State denies voucher dollars to four Milwaukee schools
State education officials have refused to give tax dollars to four private schools in Milwaukee.
The schools tried to join the state’s school choice voucher program for the first time, but the Department of Public Instruction says they are not financially viable for various reasons.
The four schools are the Believers Institute, Imani Academy, Divine Destiny School and the Leaders Institute for Educational Empowerment. A fifth Milwaukee school, the Doctor Brenda Noach Choice School, lost voucher funding because it’s not accredited by a state-approved organization.
The voucher program gives tax money to low-income kids to attend private schools. Almost 125 Milwaukee private schools are registered for the choice program, including 14 that signed up for the first time this fall.
A bill recently introduced in the Legislature would create a rating system for private schools in the hopes of improving their quality. The measure would also make qualifying schools wait at least a year before they can start taking voucher students.
Fort Hood killer’s sentencing hearing continues
Army Major Nidal Hasan rested his case Tuesday in the sentencing phase of his trial in the Fort Hood shooting massacre.
Hasan, 42, did not testify, after victims’ relatives told military jurors about the grief he caused them.

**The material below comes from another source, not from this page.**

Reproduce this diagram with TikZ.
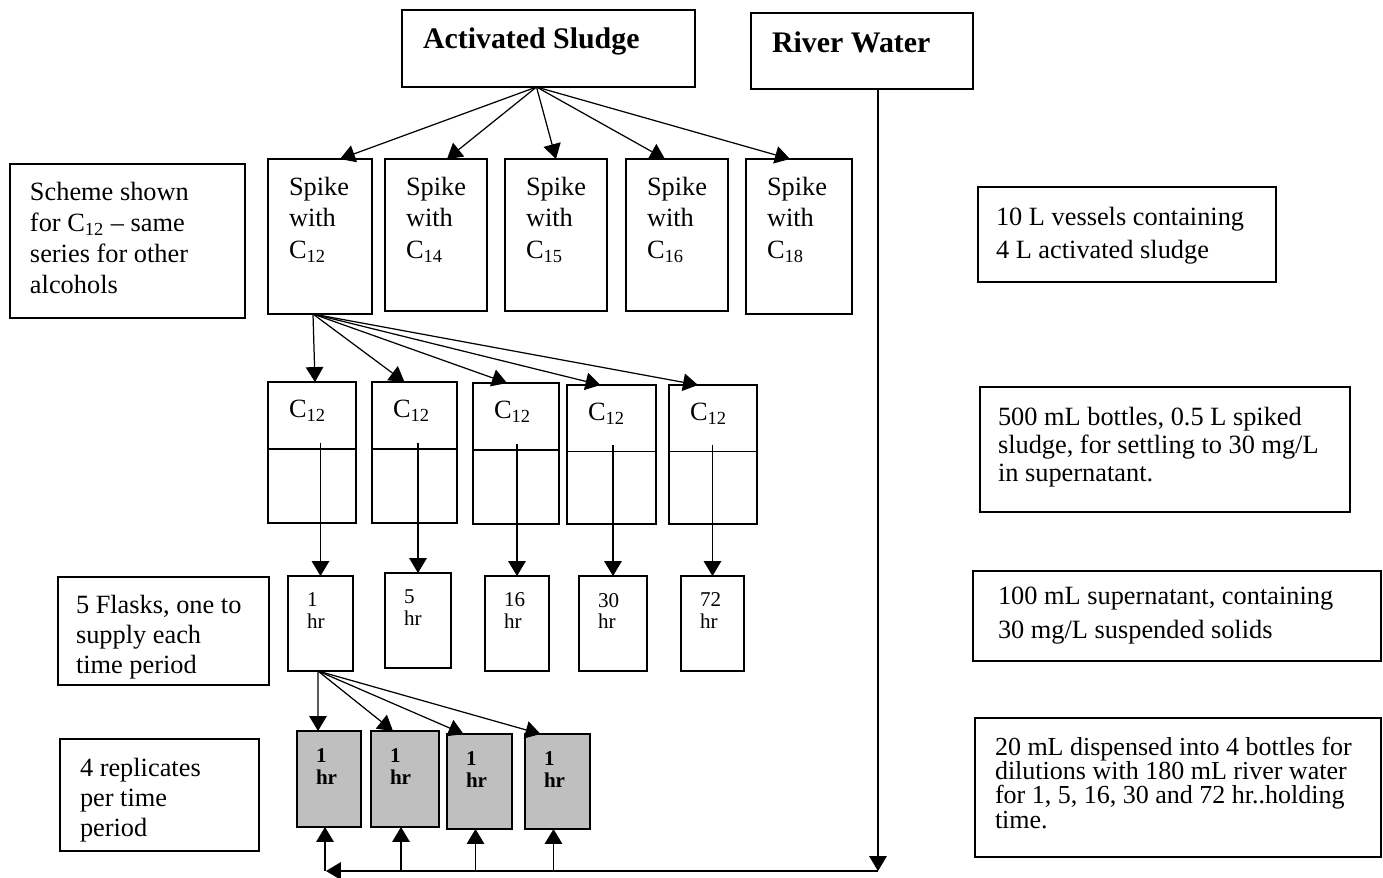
\documentclass[tikz,border=0pt]{standalone}
\usepackage{fontspec}
\setmainfont{Liberation Serif}
\usetikzlibrary{arrows.meta,calc}

\begin{document}
\begin{tikzpicture}
        [x=0.02cm, y=-0.02cm,
        every node/.style={inner sep=0pt, outer sep=0pt},
        box/.style 2 args={draw, rectangle, line width=0.8pt, anchor=north west,
                     minimum width=#1*0.02cm, minimum height=#2*0.02cm},
        rep/.style 2 args={box={#1}{#2}, fill=black!25, line width=1.3pt},
        lbl/.style={anchor=north west, align=left, font=\fontsize{15}{18}\selectfont},
        ttl/.style={anchor=north west, font=\fontsize{17}{20}\selectfont\bfseries},
        hrs/.style={anchor=north west, align=left, font=\fontsize{12}{12.5}\selectfont},
        arr/.style={-{Triangle[length=8.5pt,width=10pt]}, line width=0.7pt}]
        \useasboundingbox (0,0) rectangle (1383,877);
        % sources
        \node[box={293}{77}] (sludge) at (402,10) {};
        \node[ttl] (sludge-t) at ([shift={(21,18)}]sludge.north west) {Activated Sludge};
        \node[box={222}{76}] (river) at (751,13) {};
        \node[ttl] (river-t) at ([shift={(21,19)}]river.north west) {River Water};
        % spiked vessels
        \node[box={104}{155}] (c12) at (268,159) {};
        \node[box={102}{152}] (c14) at (385,159) {};
        \node[box={102}{152}] (c15) at (505,159) {};
        \node[box={102}{152}] (c16) at (626,159) {};
        \node[box={106}{155}] (c18) at (746,159) {};
        \foreach \n/\c in {c12/12,c14/14,c15/15,c16/16,c18/18}
            \node[lbl] (\n-t) at ([shift={(21,18)}]\n.north west) {Spike\\with\\C\textsubscript{\c}};
        % settling bottles
        \node[box={88}{141}] (b1) at (268,382) {};
        \node[box={85}{141}] (b2) at (372,382) {};
        \node[box={86}{141}] (b3) at (473,383) {};
        \node[box={89}{139}] (b4) at (567,385) {};
        \node[box={88}{139}] (b5) at (669,385) {};
        \foreach \i in {1,...,5}{
            \node[lbl] (b\i-t) at ([shift={(21,18)}]b\i.north west) {C\textsubscript{12}};
            \draw[line width=0.6pt] ($(b\i.north west)!0.475!(b\i.south west)$) -- ($(b\i.north east)!0.475!(b\i.south east)$);
            \coordinate (s\i) at ([yshift=0.2cm]b\i.center);
        }
        % flasks
        \node[box={65}{95}] (f1) at (288,576) {};
        \node[box={66}{95}] (f2) at (385,573) {};
        \node[box={64}{95}] (f3) at (485,576) {};
        \node[box={68}{95}] (f4) at (579,576) {};
        \node[box={63}{95}] (f5) at (681,576) {};
        \foreach \i/\h in {1/1,2/5,3/16,4/30,5/72}
            \node[hrs] (f\i-t) at ([shift={(19,17)}]f\i.north west) {\h\\hr};
        % replicates
        \node[rep={64}{96}] (r1) at (297,731) {};
        \node[rep={68}{96}] (r2) at (371,731) {};
        \node[rep={65}{95}] (r3) at (447,734) {};
        \node[rep={65}{95}] (r4) at (525,734) {};
        \foreach \i in {1,...,4}{
            \node[hrs, font=\fontsize{12}{12.5}\selectfont\bfseries] (r\i-t) at ([shift={(19,18)}]r\i.north west) {1\\hr};
            \coordinate (u\i) at ([xshift=-0.08cm]r\i.south);
        }
        % notes
        \node[box={235}{154}] (scheme) at (10,164) {};
        \node[lbl, font=\fontsize{15}{17.6}\selectfont] (scheme-t) at ([shift={(20,18)}]scheme.north west)
            {Scheme shown\\for C\textsubscript{12} -- same\\series for other\\alcohols};
        \node[box={298}{95}] (vessel) at (978,187) {};
        \node[lbl, font=\fontsize{15}{18.7}\selectfont] (vessel-t) at ([shift={(18,20)}]vessel.north west)
            {10 L vessels containing\\4 L activated sludge};
        \node[box={370}{125}] (settle) at (980,387) {};
        \node[lbl, font=\fontsize{15}{15.9}\selectfont] (settle-t) at ([shift={(18,20)}]settle.north west)
            {500 mL bottles, 0.5 L spiked\\sludge, for settling to 30 mg/L\\in supernatant.};
        \node[box={408}{90}] (super) at (973,571) {};
        \node[lbl, font=\fontsize{15}{19.5}\selectfont] (super-t) at ([shift={(25,16)}]super.north west)
            {100 mL supernatant, containing\\30 mg/L suspended solids};
        \node[box={406}{139}] (disp) at (975,718) {};
        \node[lbl, font=\fontsize{14.8}{13.8}\selectfont] (disp-t) at ([shift={(20,19)}]disp.north west)
            {20 mL dispensed into 4 bottles for\\dilutions with 180 mL river water\\for 1, 5, 16, 30 and 72 hr..holding\\time.};
        \node[box={211}{108}] (fnote) at (58,577) {};
        \node[lbl, font=\fontsize{15}{17}\selectfont] (fnote-t) at ([shift={(18,18)}]fnote.north west)
            {5 Flasks, one to\\supply each\\time period};
        \node[box={199}{112}] (rnote) at (60,739) {};
        \node[lbl, font=\fontsize{15}{17}\selectfont] (rnote-t) at ([shift={(20,19)}]rnote.north west)
            {4 replicates\\per time\\period};
        % connectors
        \foreach \n/\dx in {c12/20,c14/11,c15/0,c16/-12,c18/-9}
            \draw[arr] ([xshift=-0.24cm]sludge.south) -- ([xshift=\dx*0.02cm]\n.north);
        \foreach \i/\dx in {1/3,2/-10,3/-9,4/-11,5/-15}
            \draw[arr] ([xshift=-0.14cm]c12.south) -- ([xshift=\dx*0.02cm]b\i.north);
        \foreach \i in {1,...,5}
            \draw[arr] (f\i.north |- s\i) -- (f\i.north);
        \foreach \i/\dx in {1/-11,2/-12,3/-16,4/-17}
            \draw[arr] ([xshift=-0.05cm]f1.south) -- ([xshift=\dx*0.02cm]r\i.north);
        \coordinate (rwbot) at (878,871);
        \coordinate (rwleft) at (326,871);
        \draw[arr] (river.south -| rwbot) -- (rwbot);
        \draw[arr] (rwbot) -- (rwleft);
        \foreach \i in {1,...,4}
            \draw[arr] (u\i |- rwleft) -- (u\i);
\end{tikzpicture}
\end{document}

Among those testifying was Jerri Krueger of Kiel in Manitowoc County. Her daughter Amy was one 13 people killed. Krueger said she lives with the loss every day. She recalled how frantic she was after hearing the initial bulletins about the massacre, desperately finding out if her daughter was okay.
Relatives were not allowed to condemn Hasan on the witness stand or recommend his penalty.
Some observers thought Hasan would testify about his previous comments that he committed the killings to protect Muslims in Afghanistan.
The sentencing hearing resumes today. Hasan could get life in prison, or he could become the first military member in 52 years to get the death penalty.
Russell Saeger of Mount Pleasant in Racine County was also killed at Fort Hood. Six Wisconsinites were among the 32 injured.